Federal funds rate and discount rate
Federal funds rate This is the rate that the Fed sets for overnight lending between banks. The overnight lending keeps the system liquid. Federal discount rate When a bank needs money on a short-term basis, it can come directly to the Fed for a loan at the discount rate. This rate is usually a little higher than the funds rate, but it is still low, and it is designed to keep the system liquid even when banks are not lending to each other.
Changes in interest rates
When the Fed changes the Federal funds rate, it is an important event in financial circles, especially if it is not anticipated. In order to keep the markets calm, the Fed usually signals rate changes in advance. Current rates The current Fed funds rate is 0.25%; the current discount rate is 0.75%. As of this date, 7/20/11, there is expectation that the funds rate will not change in the next few months.
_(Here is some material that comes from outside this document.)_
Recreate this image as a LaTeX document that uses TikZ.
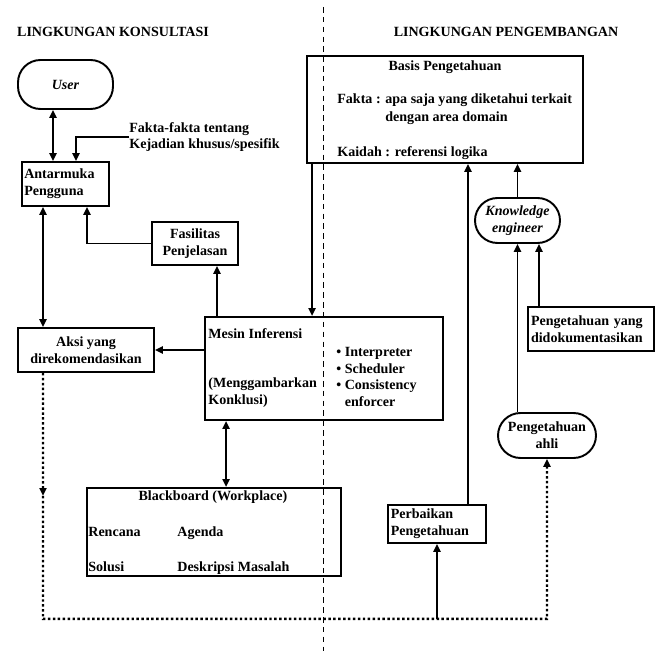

The Fed has consistently used language that indicates they will keep the rates low for a long time. Other rates In the United States, the prime rate is normally about three percentage points above the funds rate, so currently the prime rate, the borrowing rate of the best borrowers is 3.25%. All consumer borrowing rates are based on the funds or prime rate, so changes in these are important for business and consumer interests. Future changes The Fed has said that rates will be low for "an extended period of time." However, US treasury rates at the longer end of the yield curve are signaling that investors believe inflation will begin to rise as the world economy picks up again because of the spending by governments. Sentiment is heavily on the side of betting that the Fed will raise rates within the next year or so, and central banks around the world have either begun to raise rates or indicate that they are considering doing so.